### Extracted records
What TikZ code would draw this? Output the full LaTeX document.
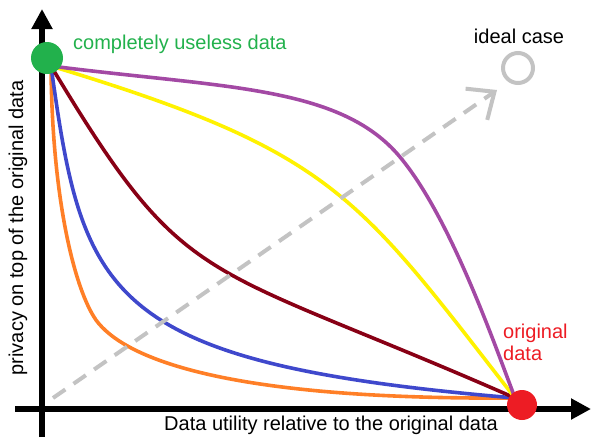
\documentclass[tikz,border=0pt]{standalone}
\usepackage{fontspec}
\setmainfont{Liberation Sans}
\usetikzlibrary{arrows.meta}
\definecolor{cpurple}{HTML}{A349A4}
\definecolor{cyellow}{HTML}{FFF200}
\definecolor{cmaroon}{HTML}{880015}
\definecolor{cblue}{HTML}{3F48CC}
\definecolor{corange}{HTML}{FF7F27}
\definecolor{cgreen}{HTML}{22B14C}
\definecolor{cred}{HTML}{ED1C24}
\definecolor{cgray}{HTML}{C3C3C3}
\begin{document}
\begin{tikzpicture}[x=1pt,y=-1pt,
  axis/.style={line width=6pt,-{Triangle[length=20pt,width=20pt]}},
  curve/.style={line width=3.6pt,line join=round,line cap=round},
  lbl/.style={font=\fontsize{20}{22}\selectfont,inner sep=0pt}]
\useasboundingbox (0,0) rectangle (593,437);
% axes
\coordinate (ybot) at (42,437);
\coordinate (ytop) at (42,9);
\coordinate (xl) at (15,409);
\coordinate (xr) at (591,409);
\draw[axis] (ybot) -- (ytop);
\draw[axis] (xl) -- (xr);
% endpoints
\coordinate (S) at (51,66);
\coordinate (E) at (515,398);
\coordinate (K) at (96,320);
\coordinate (M) at (400,157);
% curves
\draw[curve,corange] (S) .. controls (52,200) and (75,290) .. (K)
                         .. controls (123,357) and (220,400) .. (E);
\draw[curve,cblue] (S) .. controls (83,296) and (102,363) .. (E);
\draw[curve,cmaroon] (S) .. controls (188,294) and (196,258) .. (E);
\draw[curve,cyellow] (S) .. controls (335,152) and (357,195) .. (E);
\draw[curve,cpurple] (S) .. controls (222,88) and (340,85) .. (M)
                         .. controls (450,217) and (493,340) .. (E);
% ideal case arrow
\coordinate (d0) at (53,398);
\coordinate (d1) at (497,90);
\draw[cgray,line width=4pt,dash pattern=on 15pt off 10pt,-{Straight Barb[length=22pt,width=38pt]}] (d0) -- (d1);
\node[draw=cgray,line width=4pt,circle,minimum size=30pt,inner sep=0pt] (ideal) at (518,68) {};
\node[lbl,anchor=center] (idealtxt) at (519,36) {ideal case};
% points
\node[fill=cgreen,circle,minimum size=32pt,inner sep=0pt] (useless) at (47,58) {};
\node[fill=cred,circle,minimum size=30pt,inner sep=0pt] (orig) at (522,405) {};
% labels
\node[lbl,text=cgreen,anchor=west] (uselesstxt) at (73,44) {completely useless data};
\node[lbl,text=cred,align=left,anchor=west] (origtxt) at (503,342) {original\\data};
\node[lbl,anchor=center] (xlab) at (331,425) {Data utility relative to the original data};
\node[lbl,anchor=center,rotate=90] (ylab) at (18,228) {privacy on top of the original data};
\end{tikzpicture}
\end{document}
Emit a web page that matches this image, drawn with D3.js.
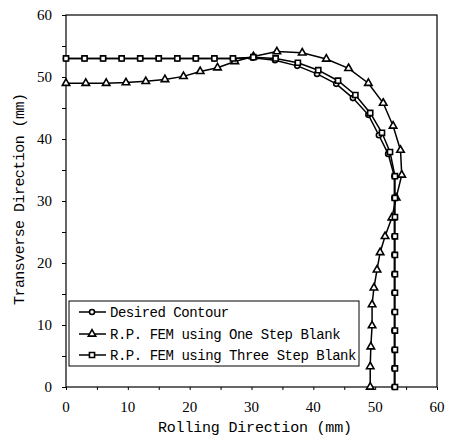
<!DOCTYPE html>
<html>
<head>
<meta charset="utf-8">
<script src="https://cdn.jsdelivr.net/npm/d3@7"></script>
<style>
  body { margin: 0; background: #fff; }
</style>
</head>
<body>
<div id="chart"></div>
<script>
// data (mm)
var desiredX = [0, 3, 6, 9, 12, 15, 18, 21, 24, 27, 30.2, 33.8, 37.4, 40.6, 43.7, 46.4, 48.9, 50.6, 52.1, 53.1, 53.1, 53.1, 53.1, 53.1, 53.1, 53.1, 53.1, 53.1, 53.1, 53.1, 53.1];
var desiredY = [53, 53, 53, 53, 53, 53, 53, 53, 53, 53, 53.1, 52.7, 51.8, 50.5, 48.9, 46.6, 43.9, 40.6, 37.6, 34, 30.5, 27.4, 24.3, 21.3, 18.2, 15.2, 12.1, 9.1, 6, 3, 0];

var oneStepX = [0, 3.2, 6.5, 9.7, 12.9, 16, 19, 21.7, 24.5, 27.3, 30.3, 34.1, 38.2, 42.1, 45.7, 48.9, 51.3, 52.9, 54.1, 54.3, 53.4, 52.7, 51.6, 50.8, 50.3, 49.8, 49.5, 49.5, 49.3, 49.2, 49.2];
var oneStepY = [49, 49, 49, 49.1, 49.3, 49.6, 50.1, 50.9, 51.5, 52.5, 53.3, 54.1, 53.9, 52.9, 51.4, 49, 45.8, 42.1, 38.2, 34.2, 30.5, 27.3, 24.3, 21.7, 18.9, 16, 13.3, 9.9, 6.5, 3.3, 0];

var threeStepX = [0, 3, 6, 9, 12, 15, 18, 21, 24, 27, 30.3, 33.9, 37.5, 40.8, 44, 46.8, 49.2, 51.1, 52.4, 53.2, 53.2, 53.2, 53.2, 53.2, 53.2, 53.2, 53.2, 53.2, 53.2, 53.2, 53.2];
var threeStepY = [53, 53, 53, 53, 53, 53, 53, 53, 53, 53, 53.2, 53, 52.3, 51.1, 49.4, 47.1, 44.2, 41, 37.9, 34, 30.5, 27.4, 24.3, 21.3, 18.2, 15.2, 12.1, 9.1, 6, 3, 0];

var seriesNames = ["Desired Contour", "R.P. FEM using One Step Blank", "R.P. FEM using Three Step Blank"];
var tickValues = [0, 10, 20, 30, 40, 50, 60];

var W = 449, H = 438;
var mLeft = 66, mRight = 437, mTop = 15, mBottom = 387;

var svg = d3.select("#chart").append("svg")
    .attr("width", W).attr("height", H);

var x = d3.scaleLinear().domain([0, 60]).range([mLeft, mRight]);
var y = d3.scaleLinear().domain([0, 60]).range([mBottom, mTop]);

// frame
svg.append("rect")
    .attr("x", mLeft).attr("y", mTop)
    .attr("width", mRight - mLeft).attr("height", mBottom - mTop)
    .attr("fill", "none").attr("stroke", "#000").attr("stroke-width", 1.2);

// axes, minor ticks every 5
var minor = d3.range(0, 61, 5);
var xAxis = d3.axisBottom(x).tickValues(minor).tickSize(3).tickFormat("");
var yAxis = d3.axisLeft(y).tickValues(minor).tickSize(4).tickFormat("");
svg.append("g").attr("transform", "translate(0," + mBottom + ")").call(xAxis)
    .call(function (g) { g.select(".domain").remove(); });
svg.append("g").attr("transform", "translate(" + mLeft + ",0)").call(yAxis)
    .call(function (g) { g.select(".domain").remove(); });

// tick labels
svg.append("g").selectAll("text").data(tickValues).enter().append("text")
    .attr("x", function (d) { return x(d); })
    .attr("y", 412)
    .attr("text-anchor", "middle")
    .style("font-family", "Liberation Serif")
    .style("font-size", "15px")
    .text(function (d) { return d; });
svg.append("g").selectAll("text").data(tickValues).enter().append("text")
    .attr("x", 52)
    .attr("y", function (d) { return y(d) + 5; })
    .attr("text-anchor", "end")
    .style("font-family", "Liberation Serif")
    .style("font-size", "15px")
    .text(function (d) { return d; });

// axis titles
svg.append("text")
    .attr("x", 255).attr("y", 432)
    .attr("text-anchor", "middle")
    .attr("textLength", 194)
    .style("font-family", "Liberation Mono")
    .style("font-size", "15px")
    .text("Rolling Direction (mm)");
svg.append("text")
    .attr("transform", "translate(24,199) rotate(-90)")
    .attr("text-anchor", "middle")
    .attr("textLength", 212)
    .style("font-family", "Liberation Mono")
    .style("font-size", "15px")
    .text("Transverse Direction (mm)");

// series
var series = [
  { xs: desiredX, ys: desiredY, sym: d3.symbolCircle, size: 20 },
  { xs: oneStepX, ys: oneStepY, sym: d3.symbolTriangle, size: 24 },
  { xs: threeStepX, ys: threeStepY, sym: d3.symbolSquare, size: 26 }
];

var line = d3.line()
    .x(function (d) { return x(d[0]); })
    .y(function (d) { return y(d[1]); });

series.forEach(function (s) {
  var pts = d3.zip(s.xs, s.ys);
  svg.append("path")
      .attr("d", line(pts))
      .attr("fill", "none").attr("stroke", "#000").attr("stroke-width", 1.5);
  svg.append("g").selectAll("path").data(pts).enter().append("path")
      .attr("d", d3.symbol().type(s.sym).size(s.size))
      .attr("transform", function (d) { return "translate(" + x(d[0]) + "," + y(d[1]) + ")"; })
      .attr("fill", "#fff").attr("stroke", "#000").attr("stroke-width", 1.6);
});

// legend
var lg = svg.append("g");
lg.append("rect")
    .attr("x", 69).attr("y", 301).attr("width", 290).attr("height", 65)
    .attr("fill", "#fff").attr("stroke", "#000").attr("stroke-width", 1);
var rows = [312, 334, 355];
seriesNames.forEach(function (name, i) {
  var ry = rows[i];
  lg.append("line")
      .attr("x1", 79).attr("x2", 106).attr("y1", ry).attr("y2", ry)
      .attr("stroke", "#000").attr("stroke-width", 1.5);
  lg.append("path")
      .attr("d", d3.symbol().type(series[i].sym).size(series[i].size))
      .attr("transform", "translate(92," + ry + ")")
      .attr("fill", "#fff").attr("stroke", "#000").attr("stroke-width", 1.6);
  lg.append("text")
      .attr("x", 110).attr("y", ry + 5)
      .attr("textLength", name.length * 7.95)
      .style("font-family", "Liberation Mono")
      .style("font-size", "14px")
      .text(name);
});
</script>
</body>
</html>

### TASK STATEMENT
Look through the listing above. Pick out each line with "this" and copy it.

### SOLUTION
What TikZ code would draw this? Output the full LaTeX document.
Emit a web page that matches this image, drawn with D3.js.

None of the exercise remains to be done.